The NCAA’s entire business model is founded on this concept of paternalism–that college athletes need protection, regulation, and guardrails provided by those within the NCAA who just know what’s best for them, but in many cases, have never played college sports themselves. Such measures fall under the NCAA’s so-called “line of demarcation” between college and professional sports. College athletes have fewer rights than the pros because of this imaginary line maintained by language use. Similar to the terms “privilege” and the notorious “student-athlete,” much of NCAA language use is repetitive and strategically designed to maintain adherence to the NCAA’s collegiate model that is currently held together by duct tape, paper clips, PR, and legal fees. If you look closely enough, it’s hard to ignore the patterns.
Take for example, the phrase “NIL” itself. It’s interesting to hear collegiate and professional athletes discuss their similar economic ventures using language that is so vastly different. Indiana Fever star, Aliyah Boston highlighted this dynamic in an interview last week:
“Because you go to the league, that does not stop your NIL deals. You just fully call them endorsements. It’s not NIL anymore because it’s just endorsements. These brands still want to follow you, your fanbase does not change.”
So if NIL deals are synonymous with endorsements, then why is it only college athletes calling these endorsements “NIL deals”? There’s no hard and fast rule anywhere in the Division 1 Manual that requires college athletes to do so, but it’s still a widely-held practice across sports, conferences, and divisions likely because the NCAA leans toward this phrasing in its communications.
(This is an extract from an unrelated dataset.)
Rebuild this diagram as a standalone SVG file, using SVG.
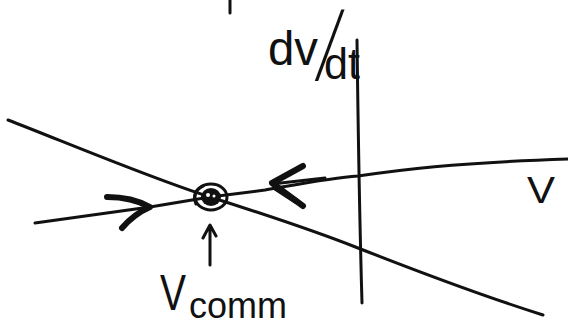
<svg xmlns="http://www.w3.org/2000/svg" width="568" height="325" viewBox="0 0 568 325">
<style>
.ln{fill:none;stroke:#111;stroke-width:3;stroke-linecap:round;stroke-linejoin:round}
.hd{fill:none;stroke:#111;stroke-width:6;stroke-linecap:round;stroke-linejoin:round}
.tx{font-family:"Liberation Sans",Arial,sans-serif;fill:#111}
</style>
<rect width="568" height="325" fill="#fff"/>
<g id="marks">
<line class="ln" x1="230" y1="0" x2="230" y2="13" stroke-width="4"/>
</g>
<g id="axis">
<path class="ln" d="M357,40 C358,120 359,200 362,303"/>
<text class="tx" x="268" y="65" font-size="48" textLength="50" lengthAdjust="spacingAndGlyphs">dv</text>
<text class="tx" transform="translate(315,80) skewX(-14) scale(1.2,2.7)" font-size="36">/</text>
<text class="tx" x="324" y="79" font-size="44" textLength="36" lengthAdjust="spacingAndGlyphs">dt</text>
</g>
<g id="connectors">
<path class="ln" d="M8,120 C60,140 150,178 210,197 S330,237 358,248 S470,292 543,315"/>
<path class="ln" d="M35,223 L150,207 L210,197 L265,190 C300,184 330,178 358,176 C400,170 450,163 568,159"/>
<path class="hd" d="M107,197 Q132,197 150,207 Q134,214 122,228"/>
<path class="hd" d="M303,166 L272,183 L303,206"/>
<path class="hd" d="M276,188 L296,201"/>
<path class="ln" d="M272,184 L325,178" stroke-width="5"/>
<path class="ln" d="M210,265 L210,226 M203,238 L210,225 L216,236"/>
</g>
<g id="node-vcomm">
<ellipse cx="211" cy="197" rx="16" ry="13" fill="none" stroke="#111" stroke-width="3"/>
<ellipse cx="211" cy="197" rx="10" ry="9" fill="#111"/>
<circle cx="208" cy="195" r="2" fill="#fff"/>
<circle cx="214" cy="196" r="1.5" fill="#fff"/>
<path class="ln" d="M196,204 C192,196 196,189 203,186" stroke-width="2"/>
<text class="tx" x="160" y="310" font-size="50" textLength="26" lengthAdjust="spacingAndGlyphs">V</text>
<text class="tx" x="189" y="318" font-size="36" textLength="98" lengthAdjust="spacingAndGlyphs">comm</text>
</g>
<g id="label-v">
<text class="tx" x="527" y="203" font-size="36" textLength="28" lengthAdjust="spacingAndGlyphs">V</text>
</g>
</svg>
Openly admitting that college athletes are earning “endorsements” will only blur the (already fuzzy) line of demarcation between collegiate and professional sports that the NCAA tries so hard to maintain. It makes sense, then, that athletes, colleges, conferences, and sports media follow suit and view endorsement rights as a privilege because it’s still somewhat taboo to admit that “amateur” college athletes are, in some cases, earning millions of dollars in sponsorships and endorsements. Many in the college sports space are still catching up to the social shift.
However, we all need to start rightly conceptualizing NIL as a basic right. Framing NIL as a “privilege” ignores the 14% of Division 1 athletes who experience homelessness, and the 24% who experience food insecurity. For these athletes, NIL is not so much a privilege or a side hustle as it is a necessity. Like many young people, college athletes are realizing that with rising housing costs, inflation, and student loans, second (and sometimes third) jobs are becoming more and more of a requirement than a luxury. On a societal scale, it’s not a privilege to work multiple jobs like 46% of Gen-Z folks (aka college students) have to do to make ends meet. Side hustles and small businesses can be rewarding and even fun for college athletes to invest in, but they’re also often a necessity, not a privilege.
That’s why college athletes who have to rely on endorsements as their main source of income, aren’t privileged to do so. For some, it’s what they have to do to stay in school and earn a degree rather than go one and done for a lucrative rookie contract in a pro league. For women athletes, NIL is a necessity to grow the historically under-resourced sports they love. For walk-on athletes and the majority who aren’t on full ride scholarships, NIL can be a meal ticket. And for all college students, athletes or not, NIL is a basic right. College athletes are just the only ones who have been conditioned to view it as a privilege.